The first step is building prospective memory during the waking day. The practitioner repeatedly asks whether the current experience is a dream. They look for small discontinuities: handwriting that shifts when re-read, light switches that do not work, a habitual gesture that feels wrong. Over time this habit migrates into the dream. The same check there produces a different result, and recognition follows. Once the practitioner is reliably lucid, the real work begins. They alter the dream environment, dissolve dream figures, multiply the dream body, or travel to a chosen location. In the later stages, the dream becomes a rehearsal ground for the *bardo*, the transition state at death. The Tibetan teaching is clear that lucidity alone is the beginning, not the goal. The lucid state is the condition; what you do with it is the practice.

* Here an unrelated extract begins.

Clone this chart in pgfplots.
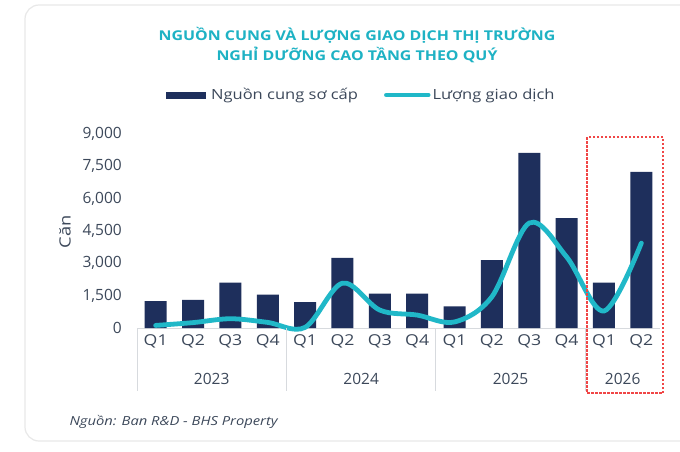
\documentclass[border=0pt]{standalone}
\usepackage{pgfplots}
\pgfplotsset{compat=1.18}
\usepackage{fontspec}
\setmainfont{Open Sans}
\newfontfamily\wide{Open Sans}[FakeStretch=1.18]
\definecolor{navyc}{RGB}{30,47,92}
\definecolor{tealc}{RGB}{32,184,200}
\definecolor{titlec}{RGB}{30,178,196}
\definecolor{labc}{RGB}{60,72,90}
\definecolor{sepc}{RGB}{215,218,222}
\definecolor{redc}{RGB}{240,70,70}
\begin{document}
\begin{tikzpicture}
\useasboundingbox (0,0) rectangle (680pt,451pt);
\fill[white] (0,0) rectangle (680pt,451pt);
\draw[gray!18, line width=1.2pt, rounded corners=14pt] (25pt,10pt) rectangle (700pt,446pt);
\begin{axis}[
  at={(137pt,123pt)}, anchor=south west,
  scale only axis, width=523pt, height=194pt,
  xmin=-0.5, xmax=13.5, ymin=0, ymax=9000,
  axis y line=none, axis x line*=bottom,
  x axis line style={sepc, line width=1pt, -},
  xtick={0,...,13}, xticklabels={Q1,Q2,Q3,Q4,Q1,Q2,Q3,Q4,Q1,Q2,Q3,Q4,Q1,Q2},
  xtick style={draw=none},
  xticklabel style={font=\wide\fontsize{15}{17}\selectfont, text=labc, yshift=-3pt},
  ytick={0,1500,3000,4500,6000,7500,9000},
  clip=false,
  legend style={at={(0.429,1.201)}, anchor=center, draw=none, fill=none,
    font=\wide\fontsize{14}{16}\selectfont, text=labc, legend columns=2,
    /tikz/every even column/.append style={column sep=24pt}},
]
\addplot[ybar, bar width=22pt, fill=navyc, draw=none,
  legend image code/.code={\fill[navyc] (0pt,-3.5pt) rectangle (40pt,3.5pt); \path (43pt,0pt);}]
  coordinates {(0,1250) (1,1300) (2,2100) (3,1550) (4,1200) (5,3250) (6,1600) (7,1600)
               (8,1000) (9,3150) (10,8120) (11,5100) (12,2100) (13,7240)};
\addlegendentry{Nguồn cung sơ cấp}
\addplot[tealc, line width=4.8pt, smooth, tension=0.55, line cap=round,
  legend image code/.code={\draw[tealc, line width=4.5pt, line cap=round] (2pt,0pt) -- (44pt,0pt);}]
  coordinates {(0,120) (1,250) (2,430) (3,260) (4,30) (5,2080) (6,830) (7,600)
               (8,280) (9,1450) (10,4870) (11,3300) (12,790) (13,3940)};
\addlegendentry{Lượng giao dịch}
\end{axis}
% y tick labels
\foreach \v/\t in {0/0,1500/{1,500},3000/{3,000},4500/{4,500},6000/{6,000},7500/{7,500},9000/{9,000}}{
  \node[anchor=east, text=labc, font=\fontsize{15.5}{17}\selectfont, inner sep=0pt] at (122pt,{(123+\v/9000*194)*1pt}) {\t};
}
\node[rotate=90, text=labc, font=\wide\fontsize{15.5}{17}\selectfont] at (65pt,219pt) {Căn};
% group separators
\foreach \x in {137,286.4,435.9,585.3}{
  \draw[sepc, line width=1pt] (\x pt,123pt) -- (\x pt,60pt);
}
% year labels
\foreach \x/\y in {1.5/2023,5.5/2024,9.5/2025,12.5/2026}{
  \node[text=labc, font=\fontsize{15.5}{17}\selectfont] at ({(137+(\x+0.5)*523/14)*1pt},72pt) {\y};
}
% red dashed box
\draw[redc, line width=1.1pt, dash pattern=on 2.5pt off 1.5pt] (587pt,314pt) rectangle (663pt,58pt);
% title
\node[text=titlec, font=\wide\bfseries\fontsize{13.5}{20}\selectfont, align=center] at (357pt,406pt)
  {NGUỒN CUNG VÀ LƯỢNG GIAO DỊCH THỊ TRƯỜNG\\NGHỈ DƯỠNG CAO TẦNG THEO QUÝ};
% source
\node[anchor=west, text=labc, font=\wide\itshape\fontsize{12.5}{14}\selectfont] at (66pt,29pt)
  {Nguồn: Ban R\&D - BHS Property};
\end{tikzpicture}
\end{document}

Where it sits in the Tibetan curriculum

Dream yoga is the third of the Six Yogas of Nāropa. This completion-stage (sampannakrama) curriculum was carried from Tilopa through Naropa and Marpa into the Kagyu school and its sub-schools. Dream yoga sits between sgyu lus (illusory body) and 'od gsal (clear light). Each yoga prepares the conditions the next requires. The illusory-body practice teaches the practitioner to see their ordinary waking form as essentially dream-like. Dream yoga then extends that recognition into sleep, where the ordinary perceptual scaffolding has dropped away. The clear-light practice carries it further into the narrower gap between dream and waking. A parallel curriculum runs in the Bön and Nyingma traditions, descended from older Mother Tantra sources of the Zhang Zhung tradition. Both lineages teach that the nature of mind being recognised is the same whether it is recognised in waking life, in the dream, or in the bardo of dying. A practitioner who has stabilised the recognition in one state is in a different relation to the others.

Contemporary transmission

The Western transmission has clustered around two living figures in the index. Andrew Holecek is a Vajrayāna practitioner in the Karma Kagyu lineage who completed the formal three-year retreat under Khenpo Tsültrim Gyamtso Rinpoche and Khenchen Thrangu Rinpoche. He has produced the most systematic English-language curriculum currently available. The Lucid Dreaming Training Program is a multi-month course built on prospective memory protocols, standard induction techniques from Western lucid-dreaming research, and the Tibetan completion-stage instructions on top of that foundation. Andrew Holecek on Nocturnal Meditation and Holecek on the Glissando of Consciousness cover the more advanced material: using dream yoga as rehearsal for the transitions the Tibetan Book of the Dead maps. A Beginner's Guide to Dark Retreat with Andrew Holecek describes the residential dark-retreat format in which these practices are traditionally intensified. The second living transmission in the index is Tenzin Wangyal Rinpoche's Bön-lineage presentation. His conversation on entering the bardo is the index's window onto that parallel curriculum.

What it isn't

Lucid dreaming as a secular skill, documented in Stephen LaBerge's Stanford laboratory work from the late 1970s onward, is not yet dream yoga. The Tibetan practice uses lucidity as a starting point and orients it toward the Mahāmudrā or Dzogchen recognition that the rest of the curriculum is built around. Without that orientation, lucidity is a faculty the practitioner has without the purpose the tradition designed it for. Contemporary teachers in this lineage are careful to mark the distinction. Dream yoga is also not narrative dream interpretation in the Jungian register. The content of a dream is the ground the practice operates on, not a symbolic message to decode. And dream yoga is not a technique that can be lifted out of the Vajrayāna curriculum. The practice is the third of the six yogas because the first two have prepared the ground. The fourth, fifth, and sixth yogas rest on the stabilisation dream yoga produces.